Even if it ultimately isn't suited for, say, a quiet home office, 3d printing isn't really an home office task, we're more talking about a "garage workshop" sort of thing. I'm just curious whether anyone has pursued such an approach, because at a glance it sure looks to have potential for making a very broadly capable product. I mean, such a system should even be capable of printing electronics, including resistors, capacitors, etc, maybe even some types of batteries (not anything requiring extreme precision, like a CPU, and li-ion batteries would be right out due to the thin, sensitive and rather complex membrane needed, there's no way you could just deposit that, but still..).

There's two types of processes that I'm surprised I've not seen more focus on.

1) Printing of, and then filling of molds, which can then be melted down and reused. That's how the higher-end 3d printed parts that you can buy online made, including almost all 3d-printed metal parts you get from online 3d printing services (the extra steps for metal being to coat the mold in a ceramic shell and melt away the mold). The only commercial 3d-printed metal that I'm aware of that doesn't work in this manner is iMaterialize's titanium, which uses laser sintering - and it has an out-of-this-world price tag.

It seems to me that if you used a mold, while in several ways it complicates the process (extra steps, preventing adherence to the molded object, etc), in others, it simplifies it.
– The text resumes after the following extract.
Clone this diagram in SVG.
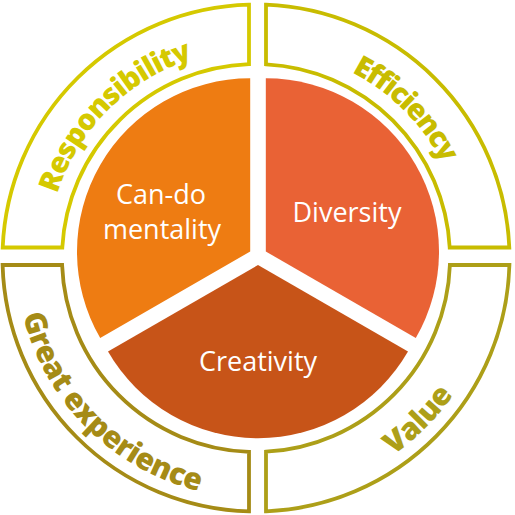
<svg xmlns="http://www.w3.org/2000/svg" width="515" height="515" viewBox="0 0 515 515">
<style>
.ring{fill:#fff;stroke-width:3.8;stroke-linejoin:miter}
.arc{font-family:"Open Sans","Noto Sans",sans-serif;font-weight:800;font-size:30px;letter-spacing:-0.4px}
.top{font-size:29px;letter-spacing:-1px}
.lbl{font-family:"Open Sans","Noto Sans",sans-serif;font-size:27px;fill:#fff;text-anchor:middle}
</style>
<defs>
<path id="pTL" d="M 47 258 A 209 209 0 0 1 256 49"/>
<path id="pTR" d="M 256 49 A 209 209 0 0 1 465 258"/>
<path id="pBL" d="M 16 258 A 240 240 0 0 0 256 498"/>
<path id="pBR" d="M 256 498 A 240 240 0 0 0 496 258"/>
</defs>
<rect width="515" height="515" fill="#fff"/>
<g id="responsibility">
<path class="ring" stroke="#D5C900" d="M 2.7 247.5 A 253.5 253.5 0 0 1 249 4.6 L 249 64.1 A 194 194 0 0 0 62.3 247.5 Z"/>
<text class="arc top" fill="#D5C900"><textPath href="#pTL" startOffset="50%" text-anchor="middle">Responsibility</textPath></text>
</g>
<g id="efficiency">
<path class="ring" stroke="#C8BC00" d="M 266 4.7 A 253.5 253.5 0 0 1 509.3 247.5 L 449.7 247.5 A 194 194 0 0 0 266 64.3 Z"/>
<text class="arc top" fill="#C8BC00" style="letter-spacing:-1.6px"><textPath href="#pTR" startOffset="50%" text-anchor="middle">Efficiency</textPath></text>
</g>
<g id="great-experience">
<path class="ring" stroke="#A58B16" d="M 2.6 265 L 62.1 265 A 194 194 0 0 0 249 451.9 L 249 511.4 A 253.5 253.5 0 0 1 2.6 265 Z"/>
<text class="arc" fill="#A58B16"><textPath href="#pBL" startOffset="50%" text-anchor="middle">Great experience</textPath></text>
</g>
<g id="value">
<path class="ring" stroke="#AD9F18" d="M 449.9 265 L 509.4 265 A 253.5 253.5 0 0 1 266 511.3 L 266 451.7 A 194 194 0 0 0 449.9 265 Z"/>
<text class="arc" fill="#AD9F18"><textPath href="#pBR" startOffset="50%" text-anchor="middle">Value</textPath></text>
</g>
<g id="can-do">
<path fill="#EE7C12" d="M 250.2 251.5 L 250.2 78.3 A 173.2 173.2 0 0 0 100.2 338.1 Z"/>
<text class="lbl" x="161" y="204">Can-do</text>
<text class="lbl" x="162" y="239">mentality</text>
</g>
<g id="diversity">
<path fill="#E96235" d="M 265.8 251.5 L 265.8 78.3 A 173.2 173.2 0 0 1 415.8 338.1 Z"/>
<text class="lbl" x="347" y="222">Diversity</text>
</g>
<g id="creativity">
<path fill="#C75418" d="M 258 265 L 108 351.6 A 173.2 173.2 0 0 0 408 351.6 Z"/>
<text class="lbl" x="258" y="371">Creativity</text>
</g>
<g id="connectors"/>
</svg>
Your print heads don't need to handle a variety of materials or produce a pretty or durable product. They still need to be able to produce fine surface details but the ability to print thin structures loses importance. Once you've got a mold, you open up the floodgates to the sort of products you can fill it with, anything that will harden either through cooling or via chemical reaction, anything from thermoset plastics to candy.

(note I'm not envisioning a little hobby home printer that fills molds with molten metal in your office, mind you... although I could envision a more garage-scale or small industrial scale version that could handle such a task)

2) I've never even heard of a 3d printer being based on thermal spraying. With thermal spraying, you can choose the balance of precision vs. flow rate via nozzle size. Your materials are virtually unlimited, pretty much anything you can turn into a powder. It could conceivably even let you work with metals in a home environment, if the rate was kept low enough that heat buildup wouldn't be a problem (and you'd want an air filter on the exhaust, even though it should be pretty clean). You can choose the temperature and velocity you're spraying at by varying the pressures of compressed air and combustible fuel fed into the chamber with the powder, so you can work both with heat-sensitive and heat-requisite materials, as well as materials that can't stand high velocity impacts and materials that require them. Such a system could likewise do more than just print - it could add and then sectively remove substrates, it could engrave, it could change surface textures by sandblasting/polishing with various materials, it could paint or apply high-performance coatings - pretty much anything you can envision from a device whose fundamental workings are "shoot grains of material of your choosing at a velocity of your choosing (1-1000+m/s) and temperature of your choosing (cold to thousands of degrees)".

In both cases #1 and #2, I'm genuinely curious as to why there's not been more work done with them. Or perhaps there has been work done with them that I'm unaware of? I'm asking as someone who makes and buys 3d printed items online but has never printed one herself.